If the following patch makes sense, we'll have to fix the similar cstate issue.
Thanks,
-Aubrey
===========================================================
diff -r a64cc7e5e86d usr/src/cmd/powertop/common/cpufreq.c
--- a/usr/src/cmd/powertop/common/cpufreq.c Mon Apr 13 23:01:54 2009 -0700
+++ b/usr/src/cmd/powertop/common/cpufreq.c Tue Apr 14 01:02:03 2009 -0700
@@ -76,7 +76,7 @@
"/last[(processorid_t)arg0] != 0/"
"{"
" this->cpu = (processorid_t)arg0;"
-" this->oldspeed = (uint32_t)(arg1/1000000);"
+" this->oldspeed = (uint64_t)(arg1/1000000);"
" @times[this->cpu, this->oldspeed] = sum(timestamp - last[this->cpu]);"
" last[this->cpu] = timestamp;"
"}"
@@ -84,7 +84,7 @@
"/last[(processorid_t)arg0] == 0/"
"{"
" this->cpu = (processorid_t)arg0;"
-" this->oldspeed = (uint32_t)(arg1/1000000);"
+" this->oldspeed = (uint64_t)(arg1/1000000);"
" @times[this->cpu, this->oldspeed] = sum(timestamp - begin);"
" last[this->cpu] = timestamp;"
"}";
@@ -105,7 +105,7 @@
" last != 0/"
"{"
" this->cpu = (processorid_t)arg0;"
-" this->oldspeed = (uint32_t)(arg1/1000000);"
+" this->oldspeed = (uint64_t)(arg1/1000000);"

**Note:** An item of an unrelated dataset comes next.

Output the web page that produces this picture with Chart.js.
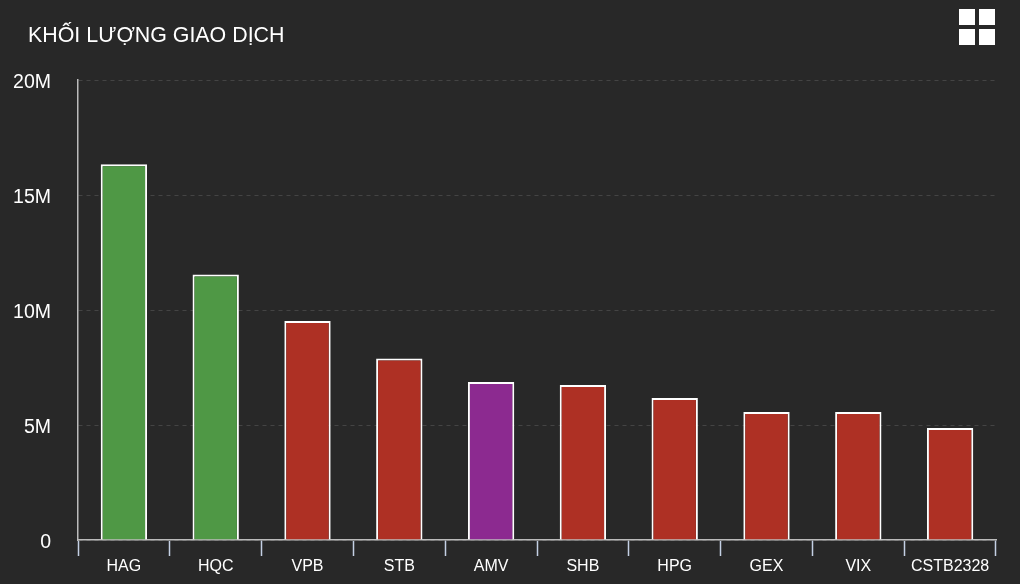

" @times[this->cpu, this->oldspeed] = sum(timestamp - last);"
" last = timestamp;"
"}"
@@ -114,7 +114,7 @@
" last == 0/"
"{"
" this->cpu = (processorid_t)arg0;"
-" this->oldspeed = (uint32_t)(arg1/1000000);"
+" this->oldspeed = (uint64_t)(arg1/1000000);"
" @times[this->cpu, this->oldspeed] = sum(timestamp - begin);"
" last = timestamp;"
"}";
@@ -347,6 +347,8 @@
speed = cpu_pow->current_pstate;
duration = (hrtime_t)((interval * NANOSEC)) - cpu_pow->dtrace_time;
+ if (duration < 0)
+ return;
for (i = 0; i < g_npstates; i++) {
if (g_pstate_info[i].speed == speed) {
@@ -439,11 +441,6 @@
cpu_rec = &aggdesc->dtagd_rec[1];
speed_rec = &aggdesc->dtagd_rec[2];
- for (i = 0; i < g_ncpus; i++) {
- /* LINTED - alignment */
- dt_state_time += *((hrtime_t *)(data->dtada_percpu[i]));
- }
-
/* LINTED - alignment */
cpu = *(int32_t *)(data->dtada_data + cpu_rec->dtrd_offset);
/* LINTED - alignment */
@@ -454,6 +451,9 @@
speed = max_cpufreq;
}
+ /* LINTED - alignment */
+ dt_state_time += *((hrtime_t *)(data->dtada_percpu[cpu]));
+
/*
* We have an aggregation record for "cpu" being at "speed"
* for an interval of "n" nanoseconds. The reported interval
@@ -476,6 +476,9 @@
dt_state_time -=
cpu_pow->time_accounted;
cpu_pow->time_accounted = 0;
+ } else {
+ dt_state_time = 0;
+ cpu_pow->time_accounted = 0;
}
}
g_pstate_info[i].total_time += dt_state_time;
================================================================